——怠けているときが働いているとき
ある実験科学者に、いったい理論家というのはどういうふうな生活をしているのか? ときかれて返事に窮したことがある。
理論家も人さまざまである。また同じ理論物理屋にも個々の実験事実をよく説明する理論を立てて、その現象の本質をつきとめることに情熱をもつ人もいるし、個々の実験事実と直接的には必ずしもつながらないが、いろんな現象の間の共通点を見出して一般的な理論を構築することに生きがいを感じる人もいる。また物理の理論の論理的な構造に最大の興味を見出す人もいる、という具合に千差万別である。
しかし何《いず》れにしても、日常の実験家との接触や理論家同士の討論、あるいは論文を通じて国内や国外の他の研究者から情報を得ることによって問題を見出し、それを解決するために四苦八苦するという点では、まったく同じである。
要するに議論したり、論文を読んだり、考えたり、計算したり、そう大して変わったことをやっているわけではない。

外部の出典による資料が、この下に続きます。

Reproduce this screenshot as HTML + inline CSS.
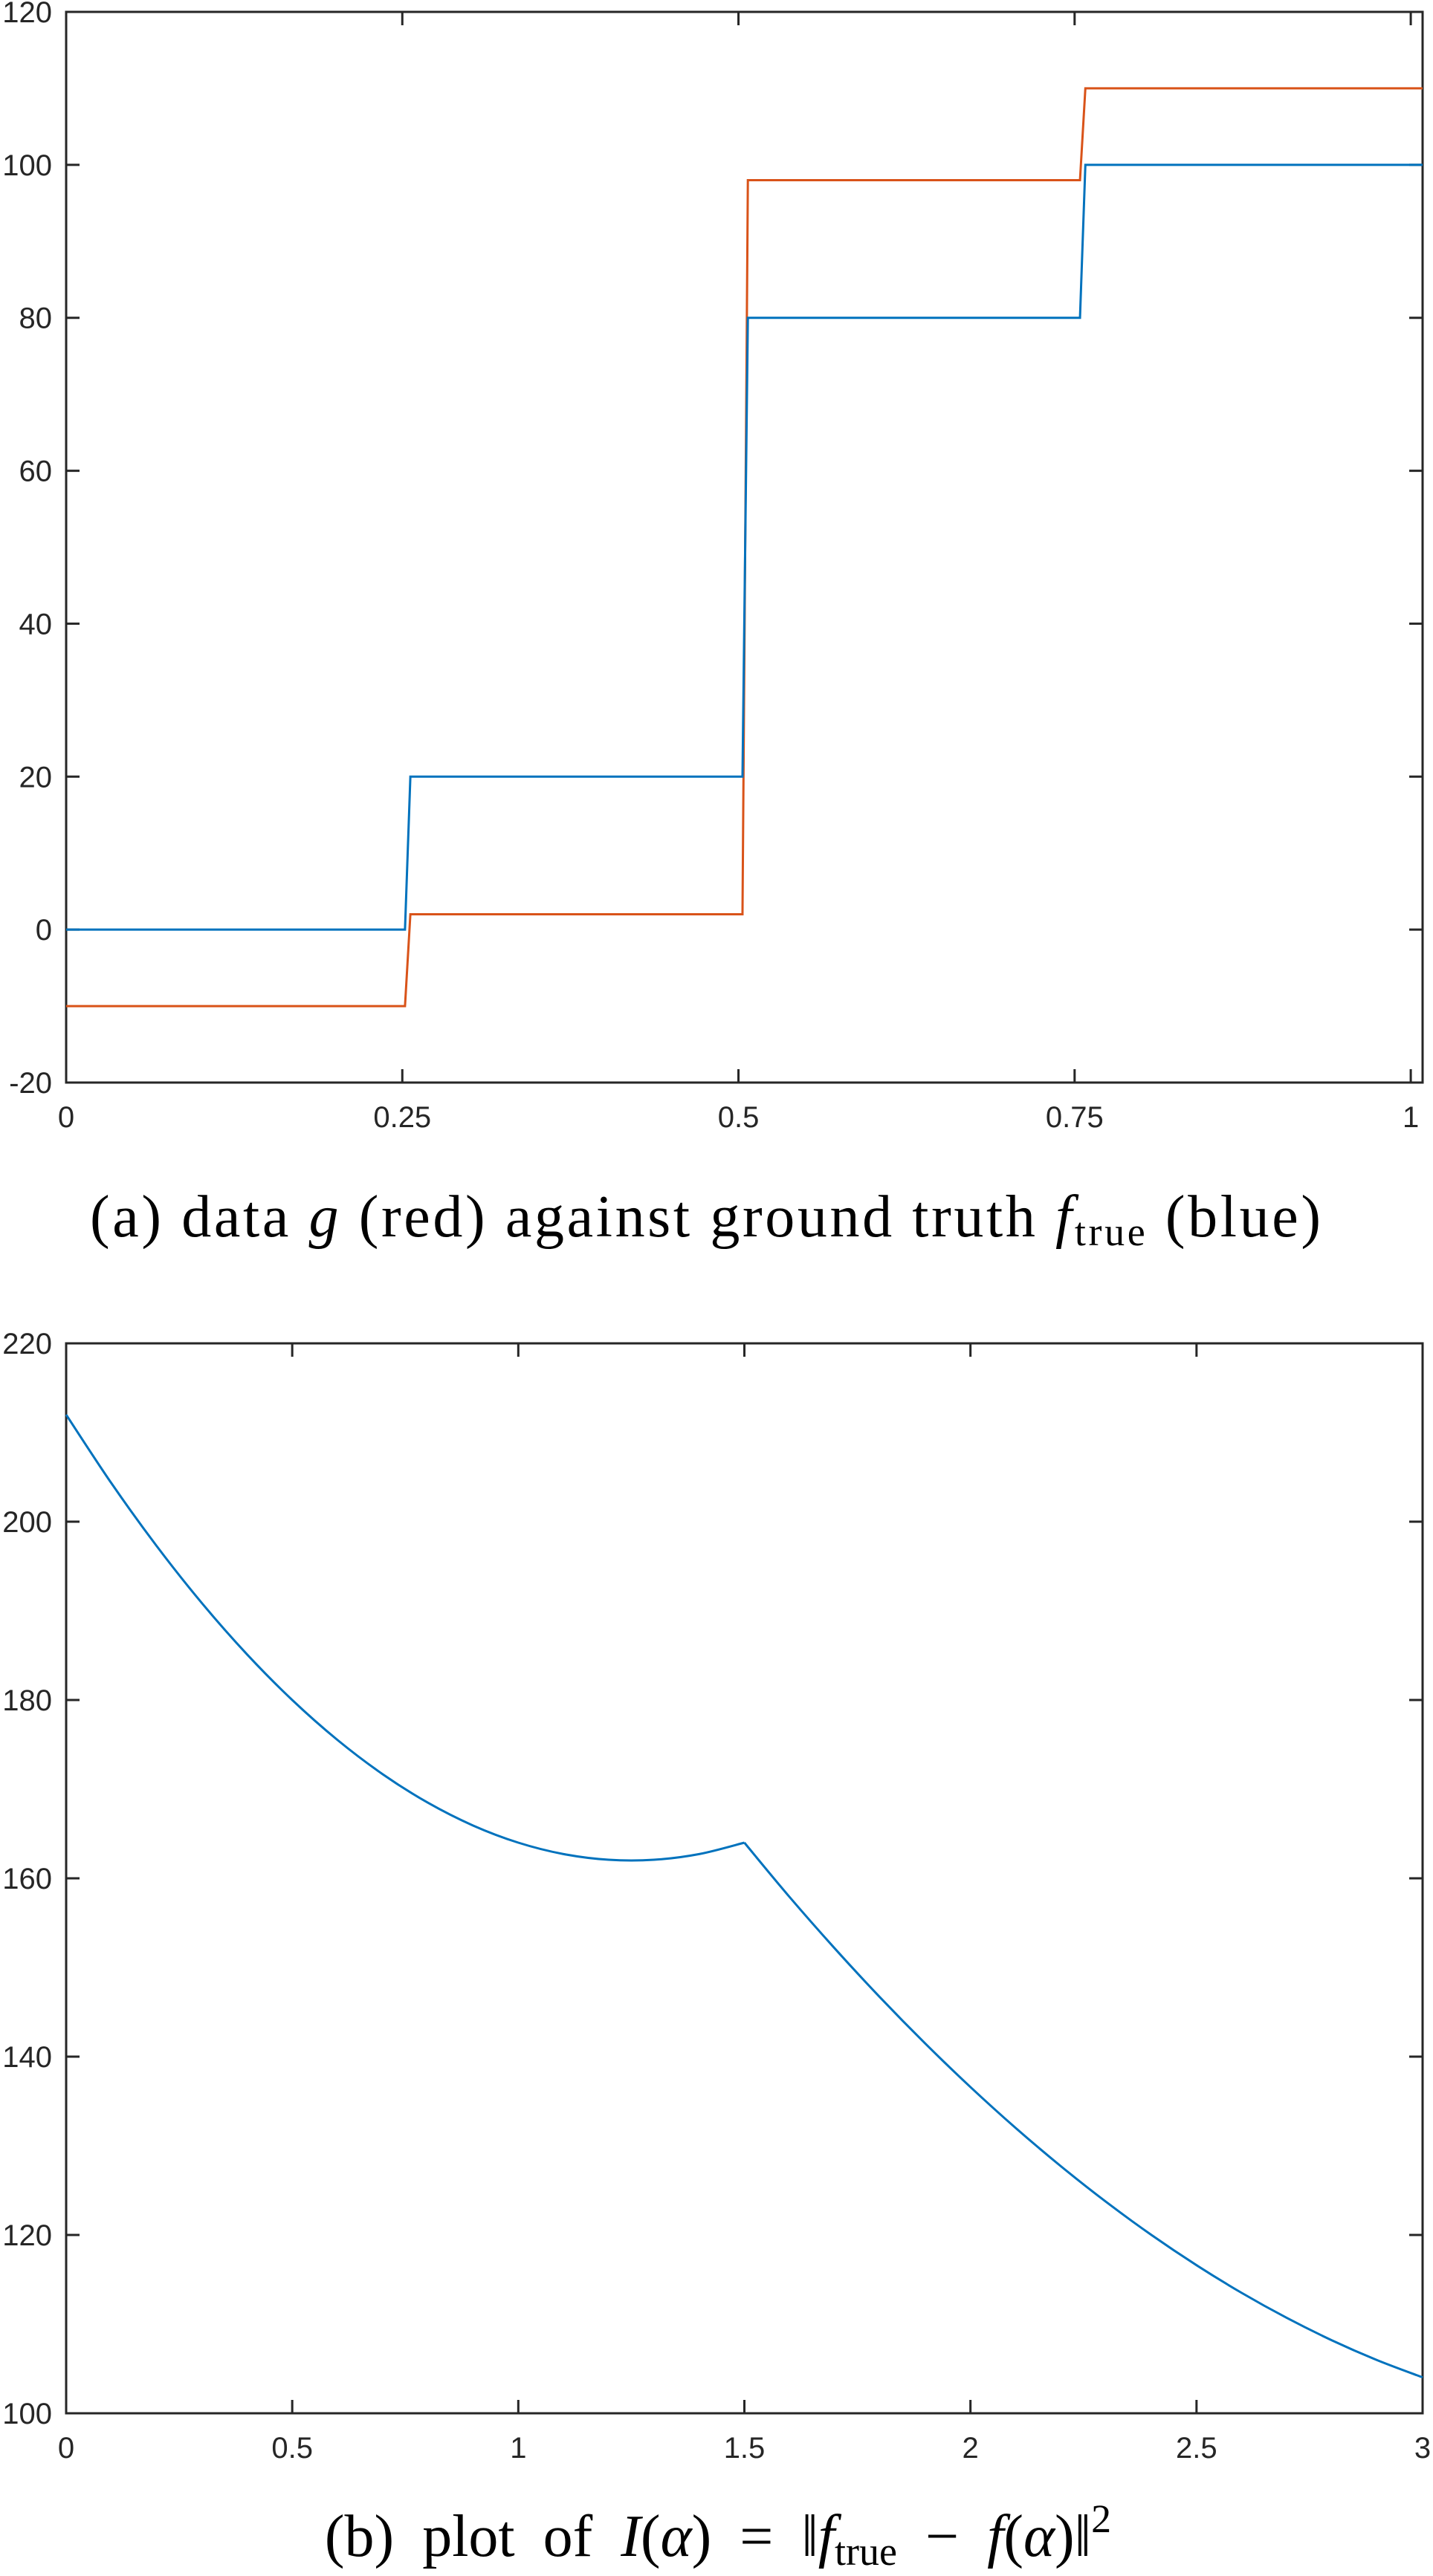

ただわれわれの仕事でちょっと困るのは、はたからみて一番怠けているように見える時間が、実は一番働いている時間だということである。というのは、上の四つの中でも、考えるという仕事が最も重要だからである。考えることに集中するためには、他のすべてのことから自分を解放し、また楽な姿勢になって、余分な緊張から自由にならなければならないから、どうしても両ひじをついて眼をつぶったり、ソファーにねころがったりすることになる。読んだり議論したり計算したりするのももちろん強度の精神力の集中を必要とするが、どちらかといえば前の二つは考えるための準備行動、あとの一つは考えたことのあと始末にすぎないのである。
しかし実験家も理論家も、仕事の目的は本来同じなのだから、その思考活動のあり方も同じはずで、高々理論家が計算する代わりに実験家は実験をするというだけのちがいであるはずだと思うのだが。